We hold this finding was also erroneous. It should be noted that the trial court had sustained the quality of the fifth floor cement on the basis of a single 28-day test which satisfied the compressive strength requirements. Moreover, the single 28-day test on the fourth floor concrete came from the first truck load delivered on July 8 (Finding No. XX). It was the last four of seven truck loads which showed the most obvious defects in the batching. It is a reasonable inference that the last loads would have shown even less compressive strength.
Finding of Fact XVII reads: “The addition of water to the concrete delivered on July 8, 1966, in the amounts previously indicated, was inconsistent with accepted practice in the industry.” However, we hold the finding was clearly erroneous. The record clearly supports the conclusion that adding water to concrete at the job site was a customary practice. A representative of Pittsburgh Testing Laboratory, a vice president of Ross Island, and a professor from the University of California at Berkeley, who was an expert witness for Ross Island, all testified that adding water at the job site was a customary practice. Also, on the trip ticket forms that *323the drivers for Ross Island used, there was a space provided for the driver to indicate how much water was added at the job site.
As to the possibility of the addition of too much water, the trial court made Finding of Fact No. XIX:
“While the relatively low seven day strength of one of four cylinders obtained from the same truck load may or may not be attributable to the addition of excess water or the presence of Pozzolith, the defendant did not contract to meet any seven day requirements.”
This finding does not aid Ross Island. It did not find excessive water or excessive Pozzolith was added. The record is undisputed that three times the amount of Pozzolith called for in the purchase order was found in the poured fourth floor cement.
The record shows without dispute that the “slump” in the loads delivered for the fourth floor did not nearly approach the approximate 4-inch “slump” called for in the contract; 6 and that Beck followed customary practice and acted reasonably to mitigate damages in adding additional water to make the concrete workable.7
Finding of Fact No.
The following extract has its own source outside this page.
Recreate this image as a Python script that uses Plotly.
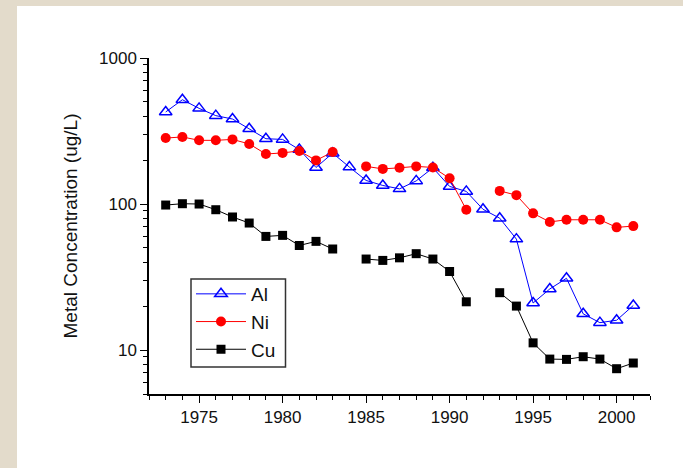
import plotly.graph_objects as go
import math

years = list(range(1973, 2002))

al = [427, 518, 452, 403, 382, 328, 280, 277, 236, 178, 223, 179, 145, 134, 127,
      144, 177, 132, 122, 92, 80, 57.5, 21, 26.2, 31, 17.7, 15.4, 16.0, 20.2]
ni = [283, 288, 273, 273, 277, 258, 220, 224, 231, 199, 227, None, 181, 174, 177,
      181, 178, 150, 91.4, None, 123, 115, 86.3, 75.4, 78, 78, 78, 69.2, 70.6]
cu = [98.4, 100.5, 100, 91.4, 81.5, 74.1, 60, 61, 52, 55.5, 49.2, None, 42, 41.1, 42.8,
      45.7, 42, 34.5, 21.4, None, 24.7, 20, 11.2, 8.67, 8.63, 9.0, 8.67, 7.45, 8.15]

series_names = ["Al", "Ni", "Cu"]
x_ticks = [1975, 1980, 1985, 1990, 1995, 2000]

FONT = "Arial, Liberation Sans, sans-serif"

fig = go.Figure()
fig.add_trace(go.Scatter(
    x=years, y=al, name=series_names[0], mode="lines+markers",
    line=dict(color="#0000FF", width=1),
    marker=dict(symbol="triangle-up-open", size=11, color="#0000FF", line=dict(width=1.5)),
    legendgroup="a"))
fig.add_trace(go.Scatter(
    x=years, y=ni, name=series_names[1], mode="lines+markers", connectgaps=False,
    line=dict(color="#FF0000", width=1),
    marker=dict(symbol="circle", size=10, color="#FF0000"),
    legendgroup="b"))
fig.add_trace(go.Scatter(
    x=years, y=cu, name=series_names[2], mode="lines+markers", connectgaps=False,
    line=dict(color="#000000", width=1),
    marker=dict(symbol="square", size=9, color="#000000"),
    legendgroup="c"))

W, H = 683, 468
L, R, T, B = 149, 33, 58, 74
pw, ph = W - L - R, H - T - B

def px_x(p):
    return (p - L) / pw

def px_y(p):
    return (H - B - p) / ph

# page background panel
fig.add_shape(type="rect", xref="paper", yref="paper", layer="below",
              x0=px_x(17), x1=1.2, y0=-0.4, y1=px_y(6),
              fillcolor="white", line=dict(width=0))
# legend frame
fig.add_shape(type="rect", xref="paper", yref="paper", layer="above",
              x0=px_x(191), x1=px_x(285.5), y0=px_y(367), y1=px_y(279),
              fillcolor="white", line=dict(color="#333333", width=1.5))

fig.update_layout(
    width=W, height=H,
    margin=dict(l=L, r=R, t=T, b=B, pad=0),
    paper_bgcolor="#E3DBCB",
    plot_bgcolor="white",
    font=dict(family=FONT, size=17, color="#111111"),
    showlegend=True,
    legend=dict(x=px_x(191), y=px_y(275), xanchor="left", yanchor="top",
                bgcolor="rgba(0,0,0,0)", borderwidth=0,
                font=dict(size=19, color="#111111"), itemwidth=50,
                traceorder="grouped", tracegroupgap=0),
)
fig.update_xaxes(
    range=[1972, 2002], tickvals=x_ticks, ticks="outside", ticklen=7, tickwidth=1.2,
    tickcolor="black", showline=True, linecolor="black", linewidth=1.5,
    showgrid=False, zeroline=False,
    minor=dict(dtick=1, tick0=1972, ticks="outside", ticklen=4, tickwidth=1.2, tickcolor="black", showgrid=False),
)
fig.update_yaxes(
    type="log", range=[math.log10(5), 3], dtick=1, tickformat="d",
    ticks="outside", ticklen=7, tickwidth=1.2, tickcolor="black",
    showline=True, linecolor="black", linewidth=1.5, showgrid=False, zeroline=False,
    minor=dict(dtick="D1", ticks="outside", ticklen=4, tickwidth=1.2, tickcolor="black", showgrid=False),
    title=dict(text="Metal Concentration (ug/L)", font=dict(size=19), standoff=16),
)

fig.write_html("out.html", config={"displayModeBar": False},
               post_script="document.body.style.margin='0';document.body.style.overflow='hidden';")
XIX correctly states that Ross Island “did not contract to meet any seven day requirement.” But the 7-day test was only one of various tests made on the fourth floor concrete and like the other tests, was one means of ascertaining whether the concrete would meet the 28-day test. We conclude that Finding of Fact No. XIX does not prevent our reversal of that portion of the judgment involving the fourth floor slab.
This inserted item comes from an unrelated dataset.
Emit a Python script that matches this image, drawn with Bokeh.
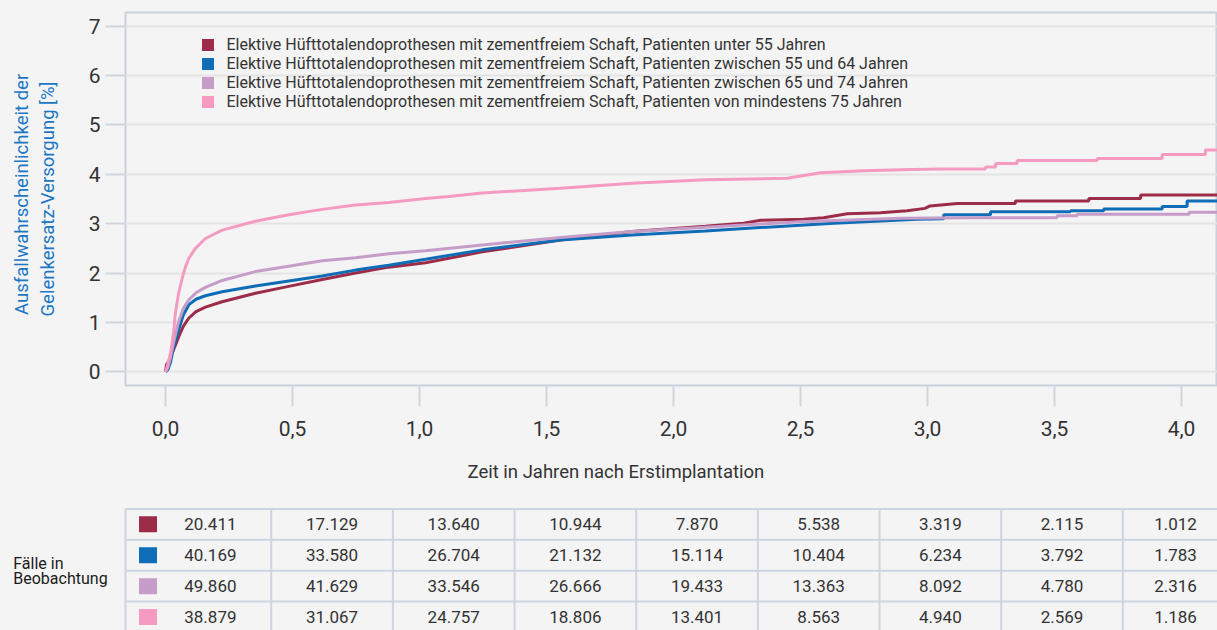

Conclusion of Law No. IV reads:
“By specifying the addition of Poz-zolith 3L to the concrete, plaintiff assumed the risk that concrete containing such admixture might fail to set and harden at normal rates and might contain excessive entrained air with consequent loss of compressive strength.”
The conclusion that Beck assumed the risk of the use of Pozzolith is erroneous. If Beck assumed a risk, it was a risk of use of concrete with a proper amount of Pozzolith and not, as the record shows without dispute, three times the contract’s amount of Pozzolith.
Conclusion
We cannot escape the fact that Galloway, an officer of Ross Island, observed the concrete after it was poured on the fourth floor, conferred with Beck’s officials and orally agreed that the concrete on the fourth floor should be removed and replaced at Ross Island’s expense. In addition, he confirmed this by letter. The trial court made a finding, No. XXIII, to the effect that Galloway’s letter was written before he knew or should have known of the results of the cement concrete tests or of the large addition of water. The finding concludes, “Notwithstanding this, the plaintiffs did not rely upon this letter.”
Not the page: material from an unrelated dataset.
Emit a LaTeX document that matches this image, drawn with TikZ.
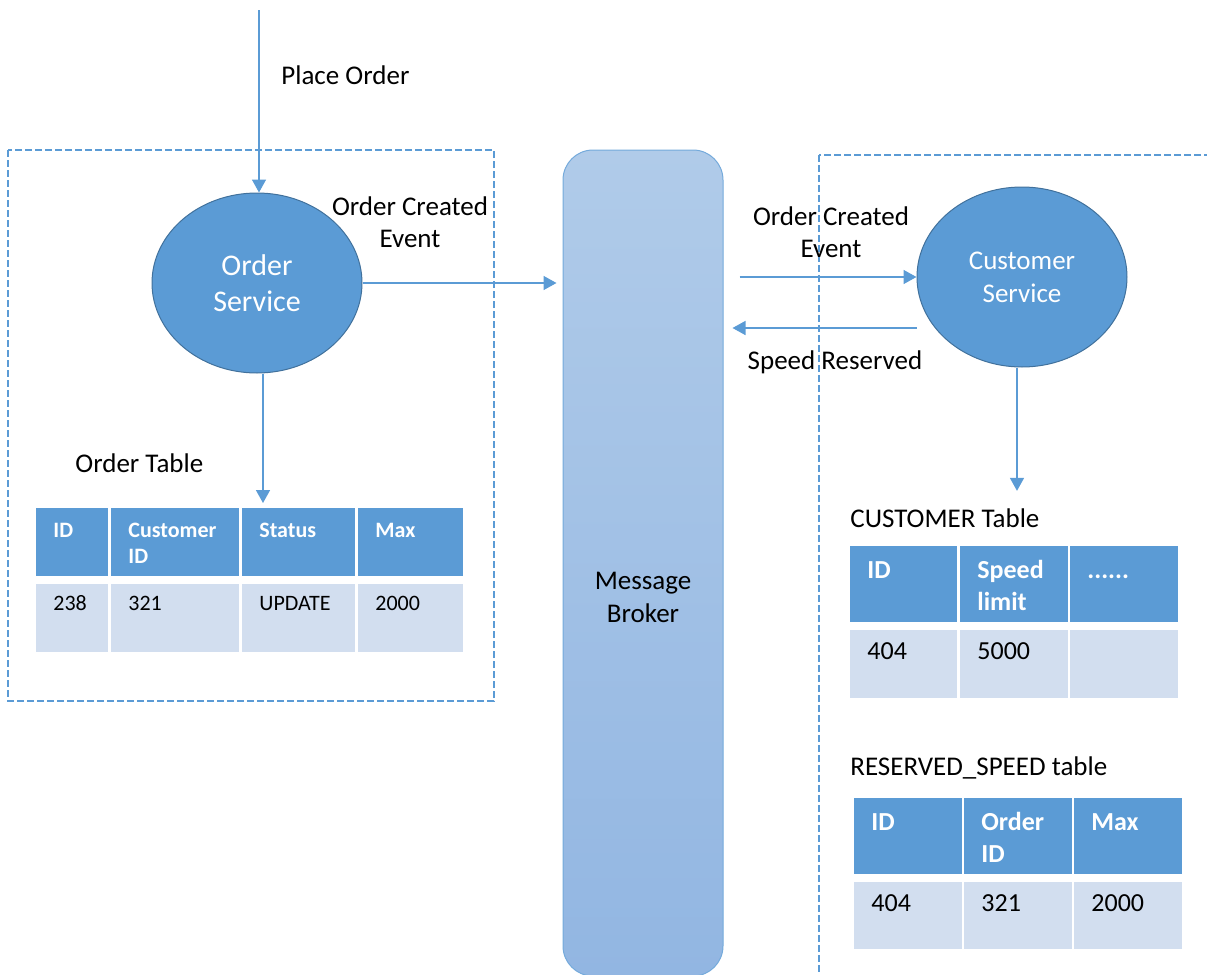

The first part of the finding is probably correct as far as it goes, but Galloway knew at the time of his conference and at the time of writing the letter *324that the concrete had been misbatched. The last sentence of the finding quoted above concerning reliance is hard to explain. We cannot find that it was proposed in any of the proposed findings submitted by Ross Island, nor can we ascertain from the record any evidence upon which the finding was based. Beck was not urging estoppel. In any event no estoppel was found.
Moreover, an inspection of Galloway’s testimony does not assist us in the matter. Whether Beck relied or not, the oral conversation and the letter were admissions of liability.
It is difficult to understand how with this admission of liability as to the fourth floor, Beck could fail in its action as to the fourth floor. We can only speculate that had Beck centered its case on the fourth floor concrete and not tried to drag into the case every possible element of damage in other respects, that a different result might have occurred.
We reverse the judgment as to the fourth floor slab and remand for a new trial on that portion of the case.
VI
Ross Island’s contention that Beck sustained no damage since it had been reimbursed by the building ovmer.
We do not reach this question. The trial court stated that that supplemental fact finding on the relations between Beck and the building owner, would be necessary if Beck recovered damages. Because of the outcome of the case the trial court never reached the issue.
On remand, if Beck recovers damages on the fourth floor issue, the trial court will try the reimbursement issue and make findings of fact and conclusions of law.
Third Party proceedings were segregated for separate trial by order of the trial court. If recovery is had against Ross Island, our decision does not affect Ross Island’s claims as Third Party Plaintiff against various Third Party Defendants.
Affirmed in part; reversed and remanded in part.